The BHP share price has been clouded recently by an argument with US activist shareholder, Elliott Management, led by Paul Singer, who wants BHP – among other things – to de-list from the London Stock Exchange and sell its US petroleum assets by floating them on the New York Stock Exchange. So far BHP has dismissed these ideas, but Singer is not likely to take that for a final answer.
As always, investors have to take a view on world (and Chinese) economic growth, and commodity prices, to assess whether BHP is worth buying at the prevailing share price.
Last month we learned that China’s economy grew at an annual rate of 6.9% in the first quarter of 2017, slightly faster than market expectations, as higher government spending and a frenzied property market fuelled a construction boom. Analysts polled by Reuters had expected the world’s second-largest economy to have expanded by a steady 6.8% in the quarter, the same pace as in the fourth quarter of 2016. This level of economic growth is good for Chinese steel consumption, and thus for BHP.
While Chinese economic growth figures in the high 6% range might seem a dramatic slide from the double-digit rates recorded from 1980 until 2007, it must be remembered that this growth is cumulative – each reported figure represents growth in a much larger economy. The bottom line is that Chinese growth, and the demand for BHP’s commodities, is still very strong.

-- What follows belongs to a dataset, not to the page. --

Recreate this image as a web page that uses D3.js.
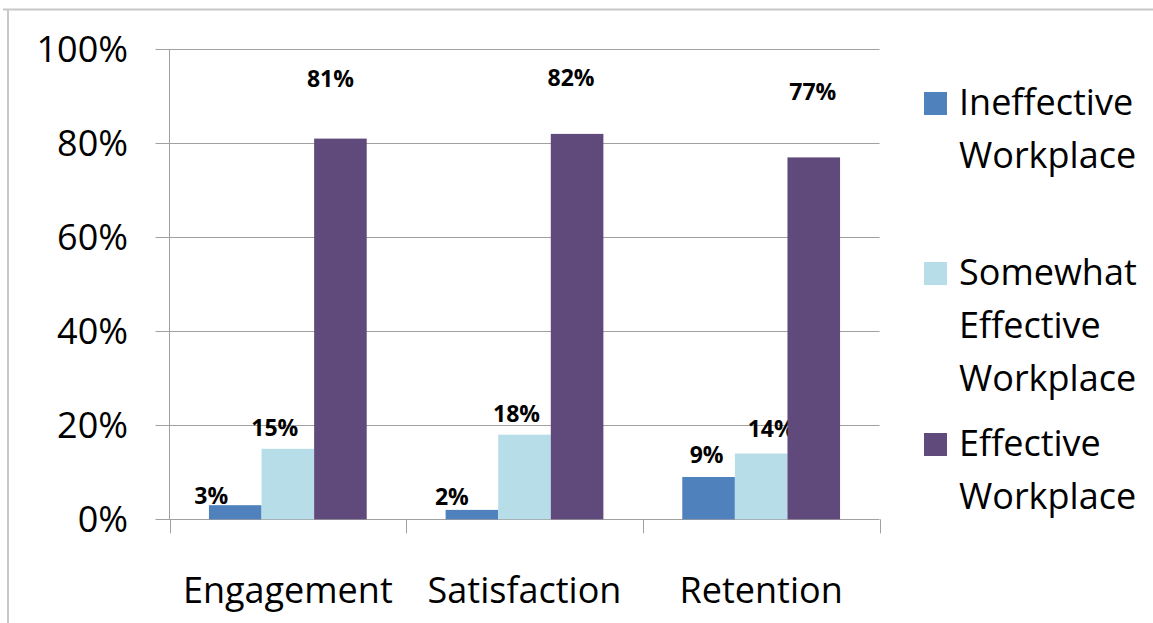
<!DOCTYPE html>
<html>
<head>
<meta charset="utf-8">
<script src="https://cdn.jsdelivr.net/npm/d3@7"></script>
<style>
  html, body { margin: 0; padding: 0; background: #fff; }
  svg { display: block; font-family: "Open Sans", "Noto Sans", sans-serif; }
</style>
</head>
<body>
<svg id="chart" width="1153" height="623"></svg>
<script>
const categories = ["Engagement", "Satisfaction", "Retention"];
const seriesNames = [
  ["Ineffective", "Workplace"],
  ["Somewhat", "Effective", "Workplace"],
  ["Effective", "Workplace"]
];
const ineffective = [3, 2, 9];
const somewhatEffective = [15, 18, 14];
const effective = [81, 82, 77];
const yTicks = [0, 20, 40, 60, 80, 100];
const colors = ["#4F81BD", "#B7DEE8", "#604A7B"];
// label nudges (px) relative to default spot above each bar [series][category]
const labelNudgeX = [[-24, -20, -2], [-13, -8, 10], [-10, -6, -1]];
const labelNudgeY = [[-1, -5, -14], [-13, -13, -17], [-52, -48, -57]];

const series = [ineffective, somewhatEffective, effective];

const svg = d3.select("#chart");

// outer frame lines
svg.append("line").attr("x1", 3).attr("x2", 1153).attr("y1", 9.5).attr("y2", 9.5)
  .attr("stroke", "#c8c8c8").attr("stroke-width", 2);
svg.append("line").attr("x1", 8).attr("x2", 8).attr("y1", 9).attr("y2", 623)
  .attr("stroke", "#c8c8c8").attr("stroke-width", 2);

const plot = { left: 169.5, right: 879.5, top: 49.3, bottom: 519.3 };

const x = d3.scaleBand().domain(categories).range([plot.left, plot.right]).paddingInner(0).paddingOuter(0);
const y = d3.scaleLinear().domain([0, 100]).range([plot.bottom, plot.top]);
const barW = x.bandwidth() / 4.5;
const xs = d3.scaleBand().domain(d3.range(series.length)).range([-1.5 * barW, 1.5 * barW]);

// gridlines
svg.append("g").selectAll("line").data(yTicks).join("line")
  .attr("x1", plot.left - 14).attr("x2", plot.right)
  .attr("y1", d => Math.round(y(d)) + 0.5).attr("y2", d => Math.round(y(d)) + 0.5)
  .attr("stroke", "#a0a0a0").attr("stroke-width", 1);

// y axis line
svg.append("line").attr("x1", plot.left).attr("x2", plot.left)
  .attr("y1", plot.top).attr("y2", plot.bottom)
  .attr("stroke", "#a0a0a0").attr("stroke-width", 1);

// y tick labels
svg.append("g").selectAll("text").data(yTicks).join("text")
  .attr("x", 128).attr("y", d => y(d) + 13)
  .attr("text-anchor", "end")
  .attr("font-size", 36).attr("fill", "#000")
  .text(d => d + "%");

// category tick marks
const catEdges = categories.map(c => x(c)).concat([plot.right]);
svg.append("g").selectAll("line").data(catEdges).join("line")
  .attr("x1", d => Math.round(d) + 0.5).attr("x2", d => Math.round(d) + 0.5)
  .attr("y1", plot.bottom).attr("y2", plot.bottom + 14)
  .attr("stroke", "#a0a0a0").attr("stroke-width", 1);

// category labels
svg.append("g").selectAll("text").data(categories).join("text")
  .attr("x", d => x(d) + x.bandwidth() / 2).attr("y", 603)
  .attr("text-anchor", "middle").attr("font-size", 36).attr("fill", "#000")
  .text(d => d);

// bars
series.forEach((vals, si) => {
  const g = svg.append("g");
  g.selectAll("rect").data(vals).join("rect")
    .attr("x", (d, i) => x(categories[i]) + x.bandwidth() / 2 + xs(si))
    .attr("width", barW)
    .attr("y", d => y(d))
    .attr("height", d => plot.bottom - y(d))
    .attr("fill", colors[si]);
  g.selectAll("text").data(vals).join("text")
    .attr("x", (d, i) => x(categories[i]) + x.bandwidth() / 2 + xs(si) + barW / 2 + labelNudgeX[si][i])
    .attr("y", (d, i) => y(d) + labelNudgeY[si][i])
    .attr("text-anchor", "middle")
    .attr("font-size", 23).attr("font-weight", "bold").attr("fill", "#000")
    .text(d => d + "%");
});

// legend
const legendTops = [88, 258, 429];
const legend = svg.append("g");
seriesNames.forEach((lines, si) => {
  legend.append("rect")
    .attr("x", 924).attr("y", legendTops[si] + 4)
    .attr("width", 23).attr("height", 23)
    .attr("fill", colors[si]);
  legend.append("text")
    .attr("x", 959).attr("y", legendTops[si] + 27)
    .attr("font-size", 36).attr("fill", "#000")
    .selectAll("tspan").data(lines).join("tspan")
    .attr("x", 959).attr("dy", (d, i) => i === 0 ? 0 : 53)
    .text(d => d);
});
</script>
</body>
</html>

The analysts that follow BHP are relatively bullish on the stock, depending on where iron ore settles: whether it can hold above US$70 a tonne over the rest of 2017. Analysts’ consensus sees BHP lifting earnings per share to as high as US$1.51 in FY17, up from 22.8 US cents in FY16, before easing back to US$1.31 a share in FY18. The dividend is seen as more than tripling this year, to 91.3 US cents, fully franked, followed by 80.1 US cents in FY18.
On this scenario, the analysts’ consensus target price at $27.65, implies upside of 16% if it is to be achieved – which, on top of a 5.1% yield at current exchange rates, constitutes a case to buy BHP. It just won’t always and forever be a buy.